> WHAT THE TASK REQUIRES:
In the entries below, find the lines that contain the word "standalone" and copy them.

> RECORDED INFORMATION:
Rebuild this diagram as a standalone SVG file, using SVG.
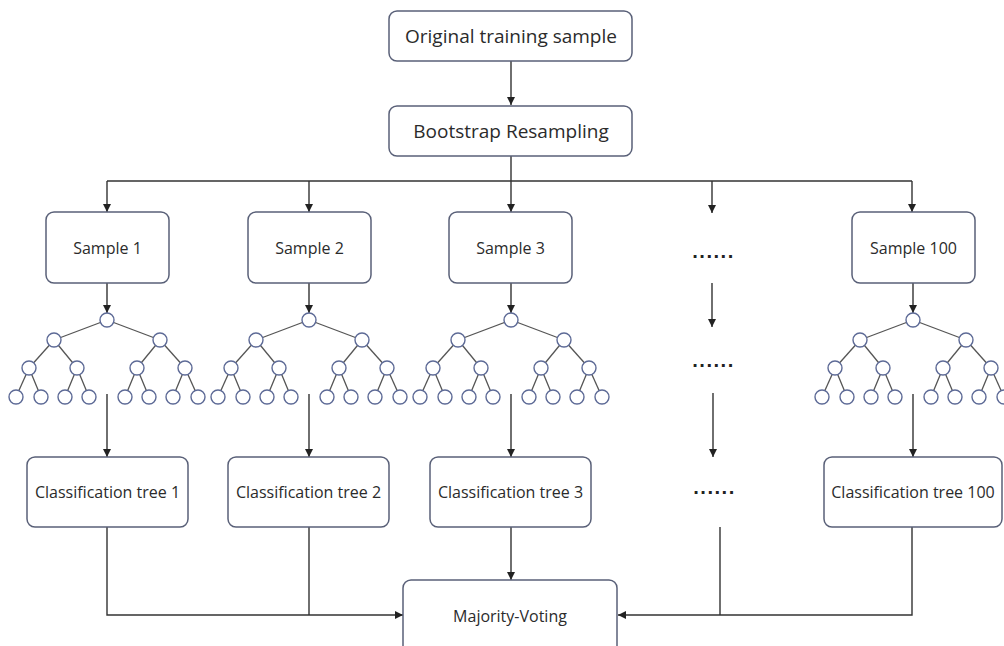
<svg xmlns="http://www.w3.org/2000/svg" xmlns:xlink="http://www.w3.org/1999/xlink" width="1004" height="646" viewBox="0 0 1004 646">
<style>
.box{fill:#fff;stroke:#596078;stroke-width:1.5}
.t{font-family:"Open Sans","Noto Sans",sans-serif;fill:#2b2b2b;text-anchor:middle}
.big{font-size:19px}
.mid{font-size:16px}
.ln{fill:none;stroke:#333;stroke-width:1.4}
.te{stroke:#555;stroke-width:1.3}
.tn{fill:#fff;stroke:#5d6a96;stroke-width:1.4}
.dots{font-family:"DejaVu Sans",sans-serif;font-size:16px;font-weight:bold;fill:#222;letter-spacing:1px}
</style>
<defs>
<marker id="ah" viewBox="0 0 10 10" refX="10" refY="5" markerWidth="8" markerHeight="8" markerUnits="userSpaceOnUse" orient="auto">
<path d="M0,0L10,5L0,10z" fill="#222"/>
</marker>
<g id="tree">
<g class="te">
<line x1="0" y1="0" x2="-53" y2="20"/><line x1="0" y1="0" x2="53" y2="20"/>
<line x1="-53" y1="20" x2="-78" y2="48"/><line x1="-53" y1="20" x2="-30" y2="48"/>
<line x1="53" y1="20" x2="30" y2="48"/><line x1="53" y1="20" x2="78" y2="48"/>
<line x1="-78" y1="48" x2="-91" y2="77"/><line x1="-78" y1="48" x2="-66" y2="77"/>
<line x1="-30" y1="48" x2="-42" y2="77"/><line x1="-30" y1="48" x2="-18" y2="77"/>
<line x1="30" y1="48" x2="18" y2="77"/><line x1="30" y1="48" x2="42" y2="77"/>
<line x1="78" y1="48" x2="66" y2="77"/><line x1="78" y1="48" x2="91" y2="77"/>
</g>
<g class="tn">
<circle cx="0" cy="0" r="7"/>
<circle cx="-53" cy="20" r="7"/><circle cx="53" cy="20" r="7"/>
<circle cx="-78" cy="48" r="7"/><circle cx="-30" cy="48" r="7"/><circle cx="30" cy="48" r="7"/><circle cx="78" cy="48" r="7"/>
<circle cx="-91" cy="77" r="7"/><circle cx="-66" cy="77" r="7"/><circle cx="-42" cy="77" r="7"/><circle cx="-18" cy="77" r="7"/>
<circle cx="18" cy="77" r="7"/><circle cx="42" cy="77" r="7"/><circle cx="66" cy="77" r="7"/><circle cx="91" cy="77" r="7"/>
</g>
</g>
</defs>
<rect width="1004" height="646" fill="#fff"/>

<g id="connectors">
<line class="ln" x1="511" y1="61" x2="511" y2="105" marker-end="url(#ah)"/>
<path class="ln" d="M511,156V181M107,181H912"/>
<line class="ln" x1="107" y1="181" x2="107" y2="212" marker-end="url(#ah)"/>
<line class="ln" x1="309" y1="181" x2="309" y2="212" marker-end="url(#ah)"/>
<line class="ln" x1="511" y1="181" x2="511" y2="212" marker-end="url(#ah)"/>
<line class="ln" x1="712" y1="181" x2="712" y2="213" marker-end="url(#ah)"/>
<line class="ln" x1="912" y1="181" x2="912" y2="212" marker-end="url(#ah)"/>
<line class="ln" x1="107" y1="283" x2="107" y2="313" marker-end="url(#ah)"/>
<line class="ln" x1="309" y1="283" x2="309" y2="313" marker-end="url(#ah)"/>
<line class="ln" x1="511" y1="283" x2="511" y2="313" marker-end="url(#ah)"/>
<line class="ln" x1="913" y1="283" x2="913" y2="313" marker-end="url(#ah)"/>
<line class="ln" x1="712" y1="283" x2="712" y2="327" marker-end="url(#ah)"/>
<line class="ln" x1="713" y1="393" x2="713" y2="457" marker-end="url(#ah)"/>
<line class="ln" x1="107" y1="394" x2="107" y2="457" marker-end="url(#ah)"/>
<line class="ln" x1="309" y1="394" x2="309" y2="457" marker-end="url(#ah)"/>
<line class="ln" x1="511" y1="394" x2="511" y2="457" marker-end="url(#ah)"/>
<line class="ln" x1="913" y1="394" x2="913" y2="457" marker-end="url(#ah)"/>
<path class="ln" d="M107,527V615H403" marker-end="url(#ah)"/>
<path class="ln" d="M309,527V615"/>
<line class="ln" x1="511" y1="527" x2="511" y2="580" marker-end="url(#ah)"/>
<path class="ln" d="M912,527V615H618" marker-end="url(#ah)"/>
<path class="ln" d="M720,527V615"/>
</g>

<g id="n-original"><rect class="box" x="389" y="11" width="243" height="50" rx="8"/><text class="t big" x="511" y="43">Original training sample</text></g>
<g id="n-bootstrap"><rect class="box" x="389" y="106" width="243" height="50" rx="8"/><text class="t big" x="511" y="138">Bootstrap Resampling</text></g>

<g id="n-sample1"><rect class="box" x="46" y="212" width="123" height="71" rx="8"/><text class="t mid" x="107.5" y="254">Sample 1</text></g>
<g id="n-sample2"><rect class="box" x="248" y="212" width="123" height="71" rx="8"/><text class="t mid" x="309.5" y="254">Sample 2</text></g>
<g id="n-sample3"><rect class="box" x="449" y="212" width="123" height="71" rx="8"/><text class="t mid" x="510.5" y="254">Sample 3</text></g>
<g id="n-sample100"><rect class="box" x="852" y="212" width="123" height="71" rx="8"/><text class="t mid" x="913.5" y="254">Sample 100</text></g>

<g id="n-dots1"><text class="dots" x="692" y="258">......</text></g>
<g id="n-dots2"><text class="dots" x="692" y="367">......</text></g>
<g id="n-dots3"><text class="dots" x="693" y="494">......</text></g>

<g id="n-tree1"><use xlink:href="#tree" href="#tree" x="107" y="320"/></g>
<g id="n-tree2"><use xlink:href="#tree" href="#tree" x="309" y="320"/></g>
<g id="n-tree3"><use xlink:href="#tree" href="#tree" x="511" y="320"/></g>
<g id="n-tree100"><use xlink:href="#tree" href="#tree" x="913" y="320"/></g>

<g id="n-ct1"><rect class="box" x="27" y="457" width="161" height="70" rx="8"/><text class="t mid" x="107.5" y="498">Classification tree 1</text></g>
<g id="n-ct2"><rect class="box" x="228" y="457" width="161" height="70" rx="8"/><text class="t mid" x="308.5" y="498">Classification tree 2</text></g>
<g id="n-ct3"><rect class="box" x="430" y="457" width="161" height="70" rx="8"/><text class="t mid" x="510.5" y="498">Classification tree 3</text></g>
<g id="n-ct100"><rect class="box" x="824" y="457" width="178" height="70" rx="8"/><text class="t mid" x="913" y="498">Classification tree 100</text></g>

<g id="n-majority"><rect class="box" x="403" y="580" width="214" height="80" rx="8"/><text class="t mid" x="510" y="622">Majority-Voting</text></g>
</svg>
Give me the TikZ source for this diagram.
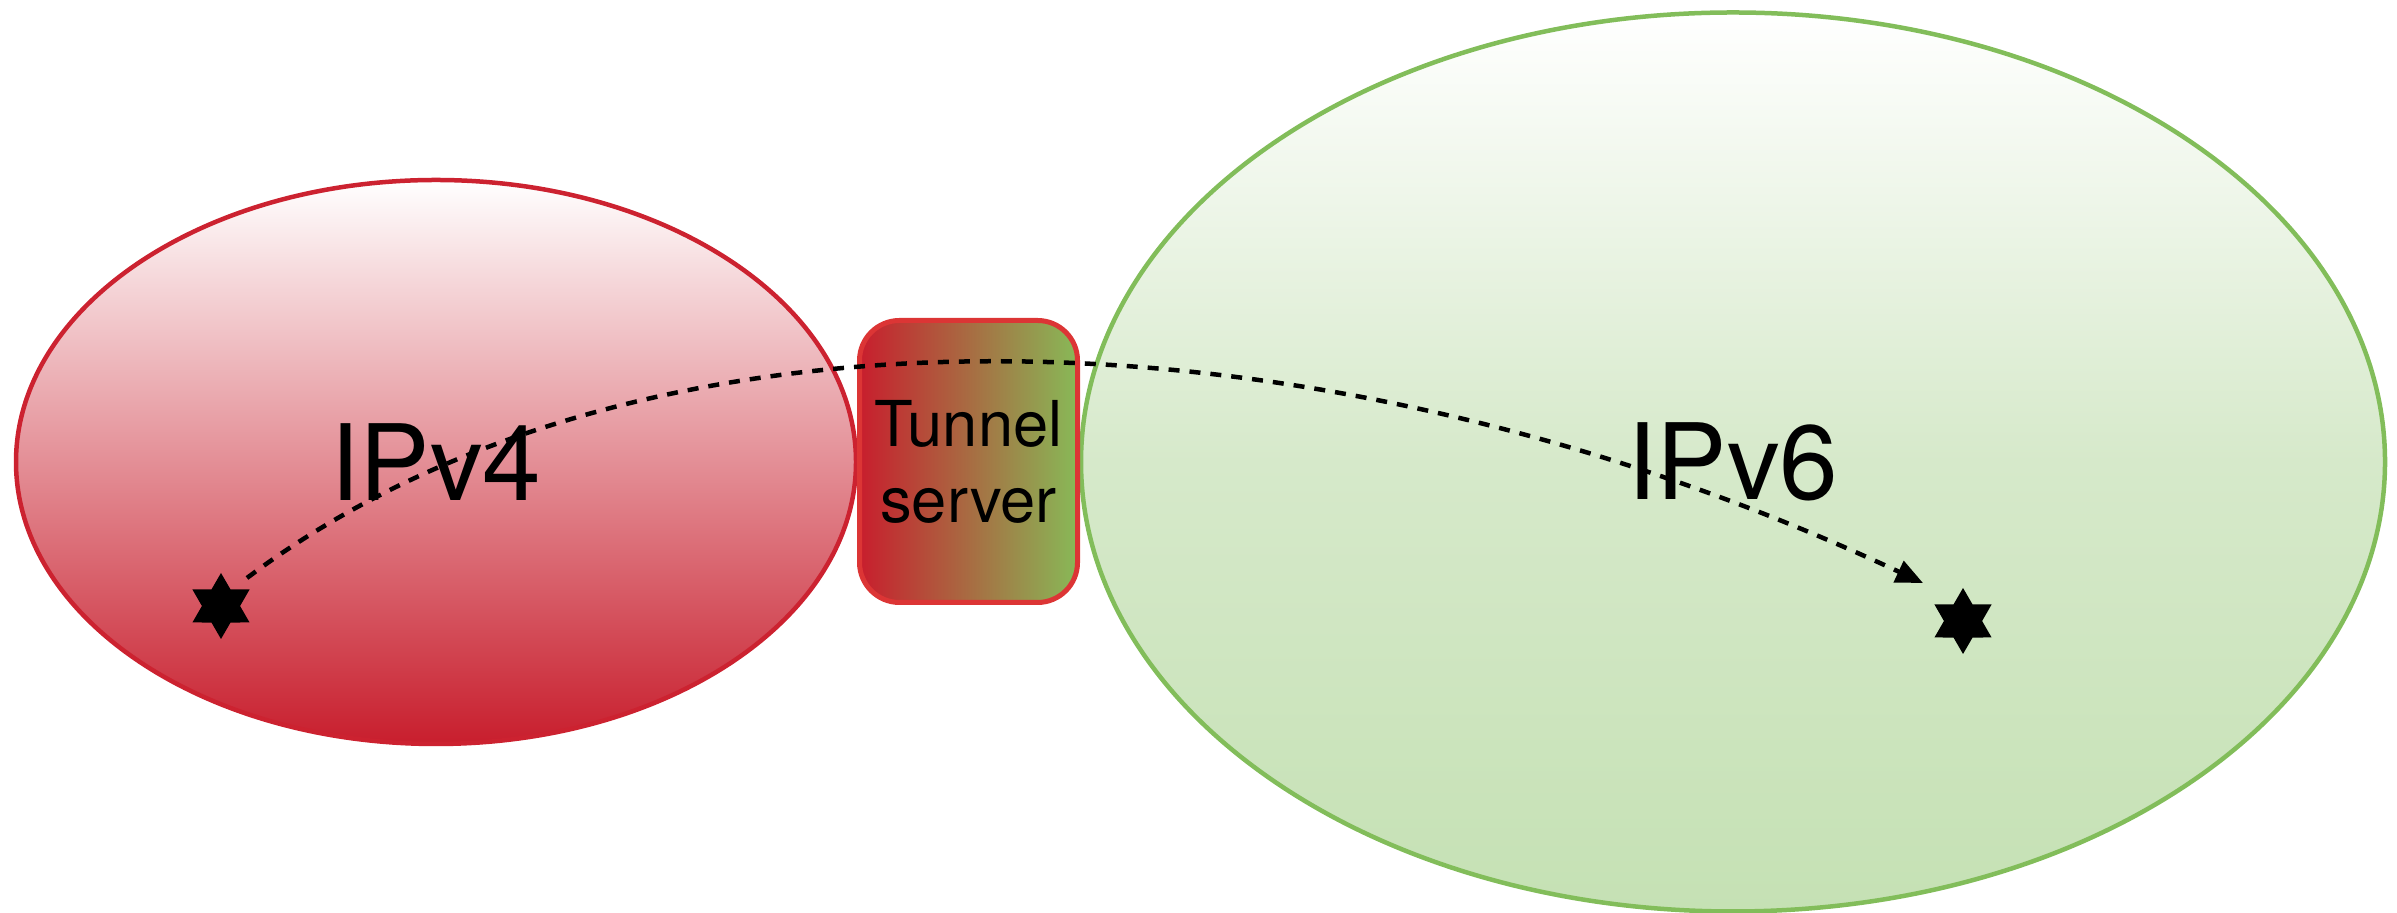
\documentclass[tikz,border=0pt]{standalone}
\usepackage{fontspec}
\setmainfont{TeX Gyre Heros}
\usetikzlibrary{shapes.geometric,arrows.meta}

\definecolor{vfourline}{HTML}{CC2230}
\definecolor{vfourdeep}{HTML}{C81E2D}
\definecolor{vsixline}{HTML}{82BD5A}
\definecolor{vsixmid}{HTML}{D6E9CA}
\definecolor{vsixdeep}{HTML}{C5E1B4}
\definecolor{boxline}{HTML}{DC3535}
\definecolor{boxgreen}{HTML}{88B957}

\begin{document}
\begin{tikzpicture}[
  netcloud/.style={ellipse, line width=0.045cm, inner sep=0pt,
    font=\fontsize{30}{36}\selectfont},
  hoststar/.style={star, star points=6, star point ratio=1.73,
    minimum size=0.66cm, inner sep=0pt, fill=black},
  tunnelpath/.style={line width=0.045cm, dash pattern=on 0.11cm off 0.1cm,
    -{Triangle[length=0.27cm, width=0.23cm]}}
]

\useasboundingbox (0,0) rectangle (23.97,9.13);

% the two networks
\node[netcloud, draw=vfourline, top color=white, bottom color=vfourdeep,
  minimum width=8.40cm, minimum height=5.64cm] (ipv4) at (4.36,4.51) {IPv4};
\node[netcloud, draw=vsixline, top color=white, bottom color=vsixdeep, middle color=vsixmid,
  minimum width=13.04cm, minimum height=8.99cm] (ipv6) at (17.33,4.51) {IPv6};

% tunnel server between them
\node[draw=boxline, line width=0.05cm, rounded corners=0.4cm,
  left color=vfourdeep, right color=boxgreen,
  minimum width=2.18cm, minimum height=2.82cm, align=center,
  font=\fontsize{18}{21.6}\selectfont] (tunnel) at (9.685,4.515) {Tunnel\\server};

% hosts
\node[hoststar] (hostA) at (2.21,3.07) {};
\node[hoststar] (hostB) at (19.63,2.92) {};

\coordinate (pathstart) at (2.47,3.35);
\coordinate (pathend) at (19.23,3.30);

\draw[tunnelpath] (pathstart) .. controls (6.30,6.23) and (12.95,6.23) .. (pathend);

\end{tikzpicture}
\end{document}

> FULL RESPONSE:
Rebuild this diagram as a standalone SVG file, using SVG.
\documentclass[tikz,border=0pt]{standalone}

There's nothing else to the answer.